A few weeks ago, my brother Billy and I were driving home from game night at our sister's house in Willow Grove, a suburb of Philadelphia. We were listening to a sports radio talk show in the car. Never before this sudden predilection for radio talks shows had my brother ever expressed any interest in anything at all having to do with sports. He's always been the more musically inclined one in the family.
As for me, my penchant for professional athletics has steadily waned over the past few years. I used to follow Philadelphia-based sports teams religiously, until I realized that they're all terrible.
Despite our collective ignorance, Billy and I decided it would be best if I were to call in and answer the two following questions the talk show host had posed to listeners who wished to offer their two cents:
- What is your beef with Philadelphia sports?
- What is your best sports-related memory from the past six months?
I called the provided number. After about half an hour on hold, the host finally came through and asked: "What's your beef with Philadelphia sports?"
Not knowing at all what to say, I replied, "I think the Phillies' pitching needs a lot of work, especially Cole Hamels." The part about Cole Hamels is completely justifiable, since I have a personal vendetta with the man.

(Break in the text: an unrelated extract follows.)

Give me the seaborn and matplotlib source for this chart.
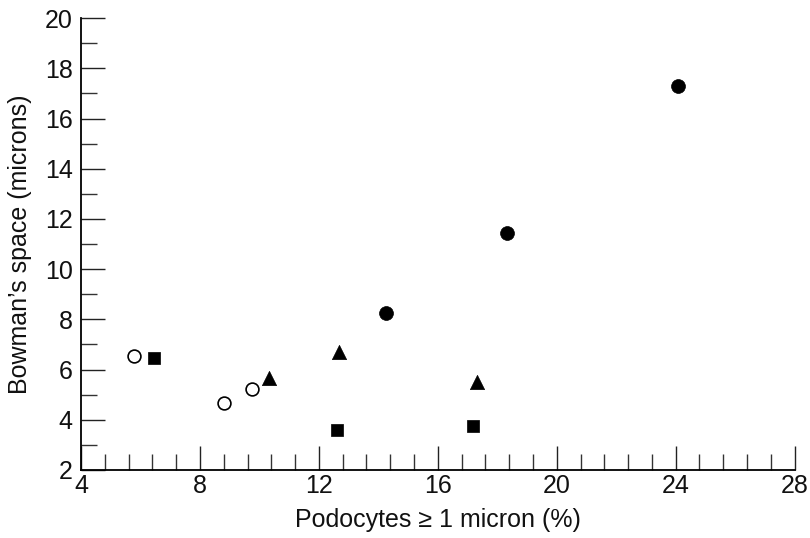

A handful of years ago, my family and I went to Shea Stadium to watch the Phillies battle the Mets. After the game, we waited near the exit by which the players of the visiting team were known to leave. While the rest of the crowd occupied itself with players like Pat Burrell and Shane Victorino, Cole Hamels stealthily crept off with his beautiful wife, completely undetected—well, almost. One of my family members pointed him out to me. I ran over to Hamels with my green Phillies cap in one hand and a Sharpie in the other.
"Can you sign my hat, Cole?" I asked him. There was no one else around.
"No, I'm sorry," he said.
I walked away, my head hung low, dejected.
As you can see, my animosity toward Hamels is completely plausible. The host of the show, however, knew nothing of this backstory.
"Really?" he asked, slightly taken aback. "It surprises me to hear you say that. Cole Hamels has been a solid starter for the last eight years."
"Hmm, I don't think so," I persisted, though I didn't doubt for a second that he was right.
"Really?" he said again. "In that case, name five solid starters in the MLB today. I'd love to hear this list of yours."
I started racking my brain for names of pitchers, let alone stellar ones. I wondered whether guys like Cy Young or Sandy Koufax were still going at it after all these years. After what felt like an eternity, I simply said: "I don't know if I can."
"Okay," he said. "That's fine. You're entitled to your opinion. But I could not disagree with you more. Now that we've got that question out of the way, let me ask you this: what's your best sports-related memory from the past six months?"
I told him I didn't have one. He thanked me for my call and quickly hung up.
Cole Hamels has since been traded, and I don't even mind admitting that I'm not entirely certain to which team he has been given. I want to say the Texas Rangers, but for all I know, he could be playing basketball for the New York Knicks. It really doesn't matter to me, so long as he's out of Philadelphia.
The moral of this story is simple and beautiful: just be yourself.